The law of ownership refers to who owns what type of business in a given country. If you want to start a business, you need to learn who owns what and what the law says on the type of business you want to start. The law affects the type of business you want to set up. For instance, in some developing countries particularly, there may be rules that necessitate the local people to own a certain percentage of a foreign business or its subsidiary.

2. Taxation laws

Understanding the legal environment in the area of taxation and how it affects your business is very important to you. Laws are used to encourage or discourage certain activities or businesses. For example, in most countries, there is no tax levied on people who earn income from online home businesses. But if an internet sales tax is introduced in your respective country, probably most affiliate marketers may pull out of business. If not, their earnings may be affected substantially, making it difficult to sustain their online businesses.

In another related example, if the amount of tax levied on, say, agricultural exports is reduced, you may be encouraged to export more products in other countries. Changes in taxation laws can either boost your business or discourage you in the business you are doing.

3. Use of trademarks, copyrights and patents

A trademark can be defined as the legal protection given to a product. It’s a word or set of words, a design which helps to recognize or identify the source of goods of one party from those of others. For instance, if you have been doing business under certain name and brand, you can claim trademark over that name and brand image by registering it. This enables you to prevent competitors from copying your product.

On the other hand, copyrights are meant to protect the intellectual property like writings, discoveries, designs, music and art to mention but a few. While copyrights protect expression of an idea, patents protect the idea itself. The owner of the copyright has exclusive rights to use his works in the way he wants. But ownership of copyrights can be transferred to other people.

Knowing how trademarks, copyrights and patents work is important so that you can legally protect your products and works from being copied. Secondly, it helps you to avoid falling prey to problems you may encounter when you violate these laws.

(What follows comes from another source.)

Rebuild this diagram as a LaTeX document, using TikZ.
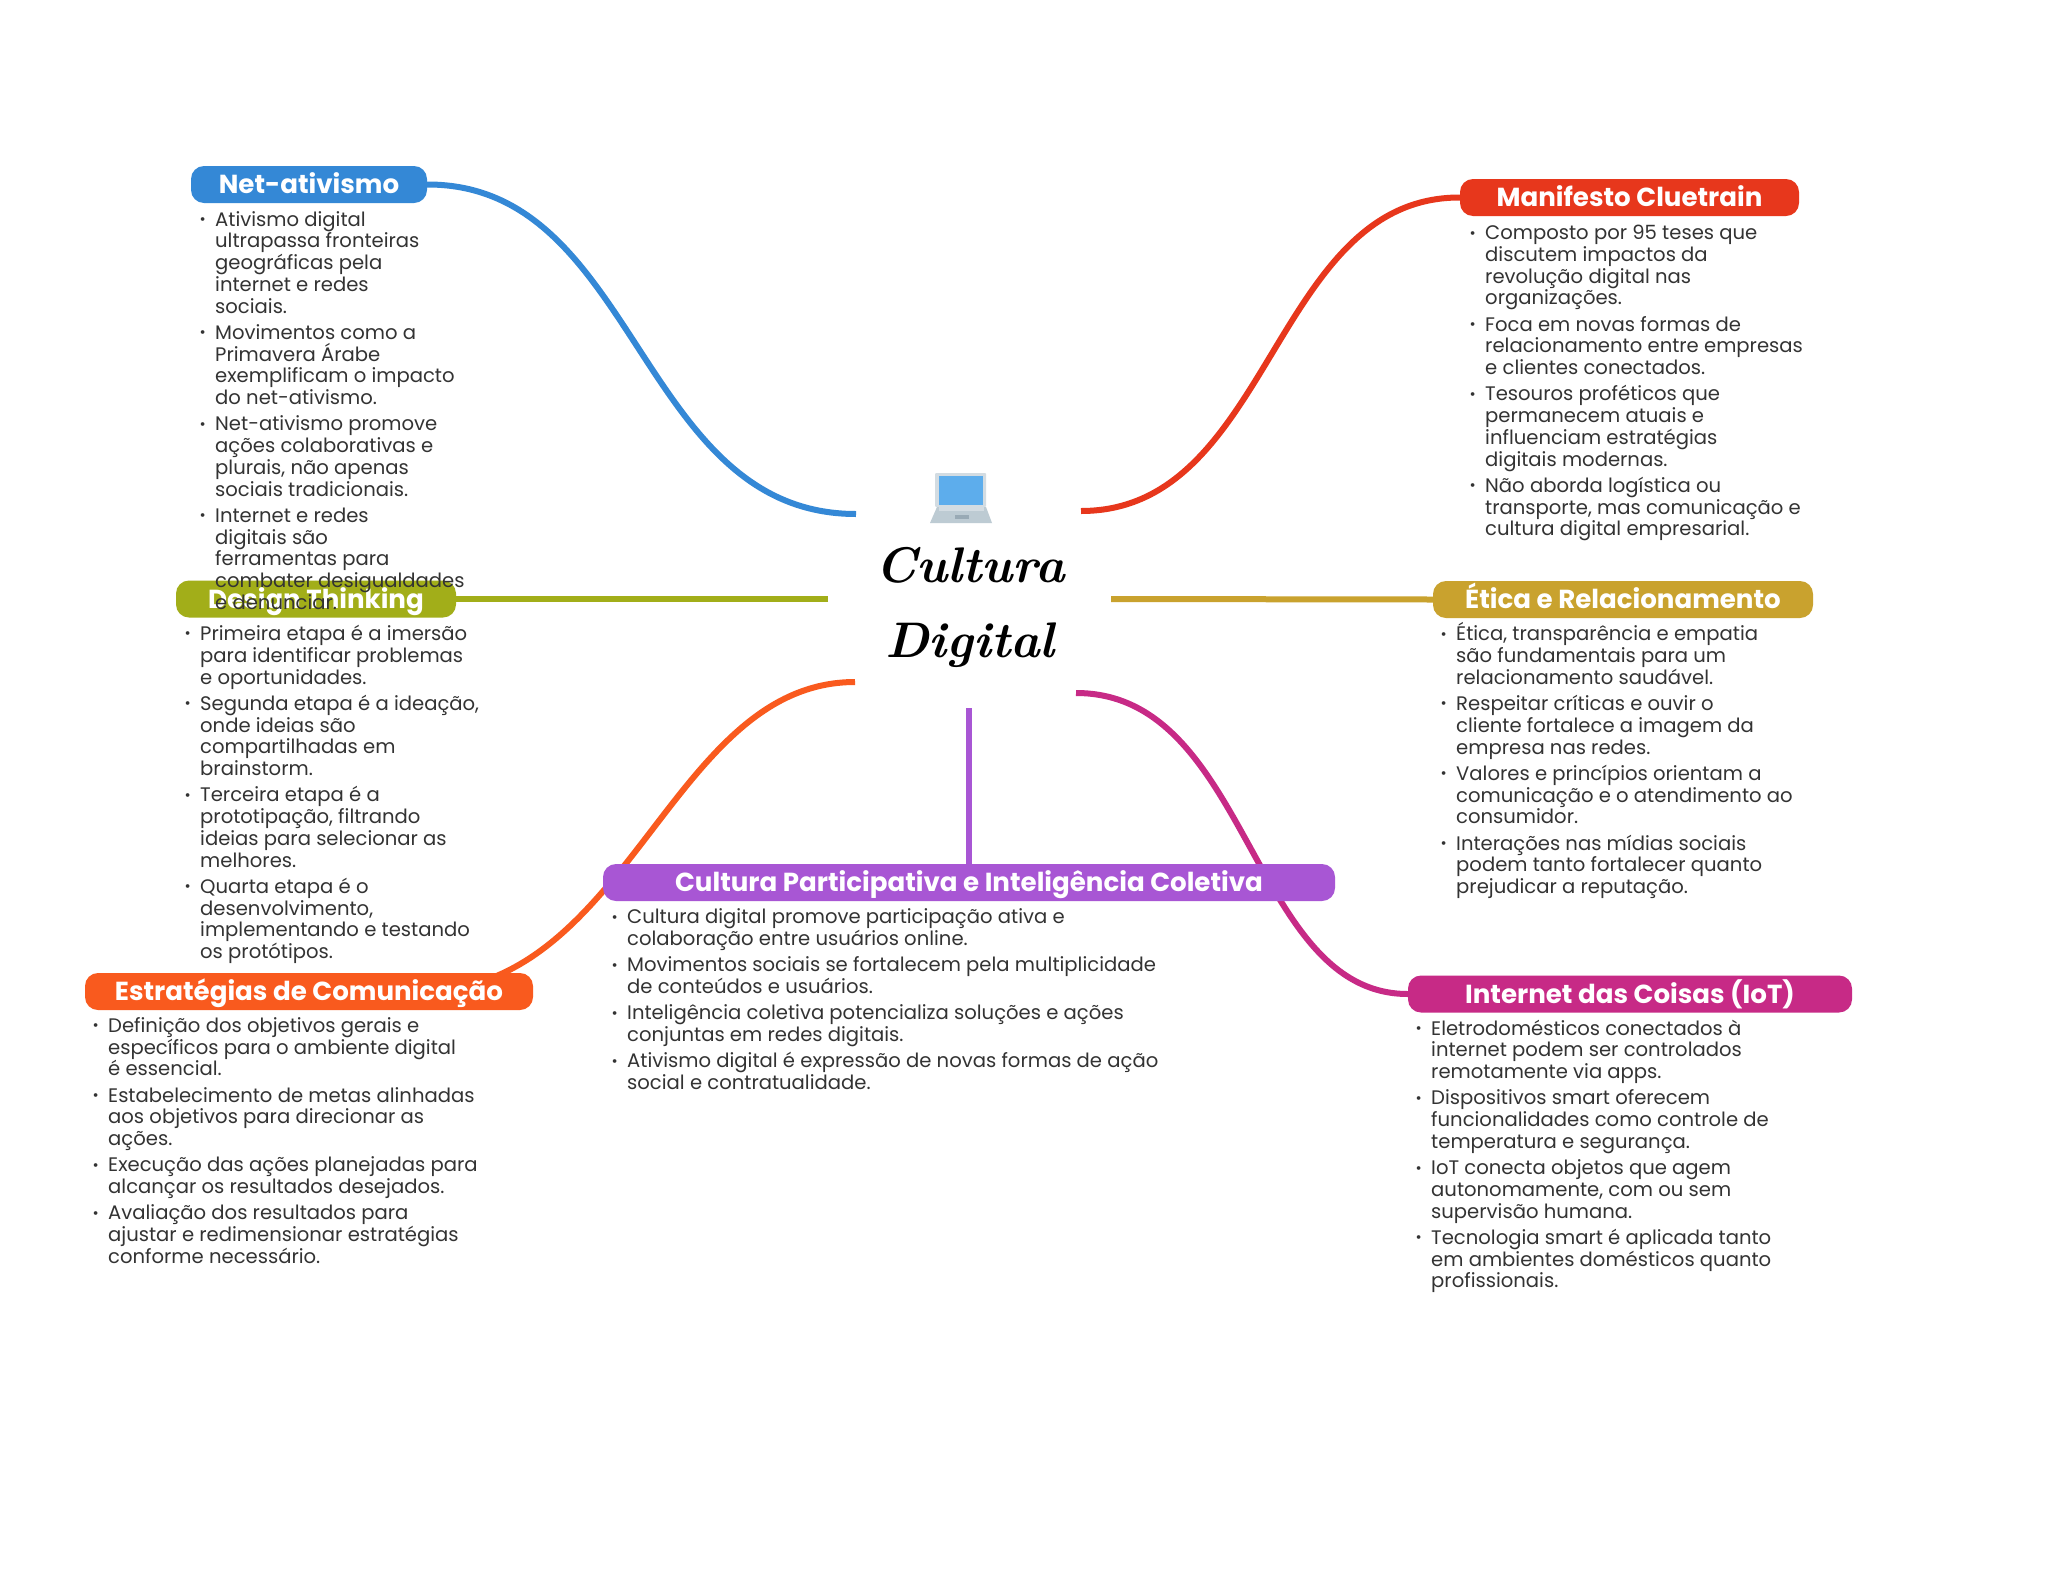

4. Understanding the minimum standards

As a business owner, you need to know some of the minimum technical standards you should meet when doing your business. For instance, flowers should be fresh before they are accepted where they are exported. That’s a minimum standard. Failure to meet the minimum standards may lead to failure to succeed in business. You should therefore try to find out the minimum stands required to remain in any business you intend to start or you are already doing.

Lastly, knowing the legal environment in which you operate is important and should be given primary attention if you really want to succeed in your business. Get to know what legal aspects affect your business and how to go about the legalities involved in doing business.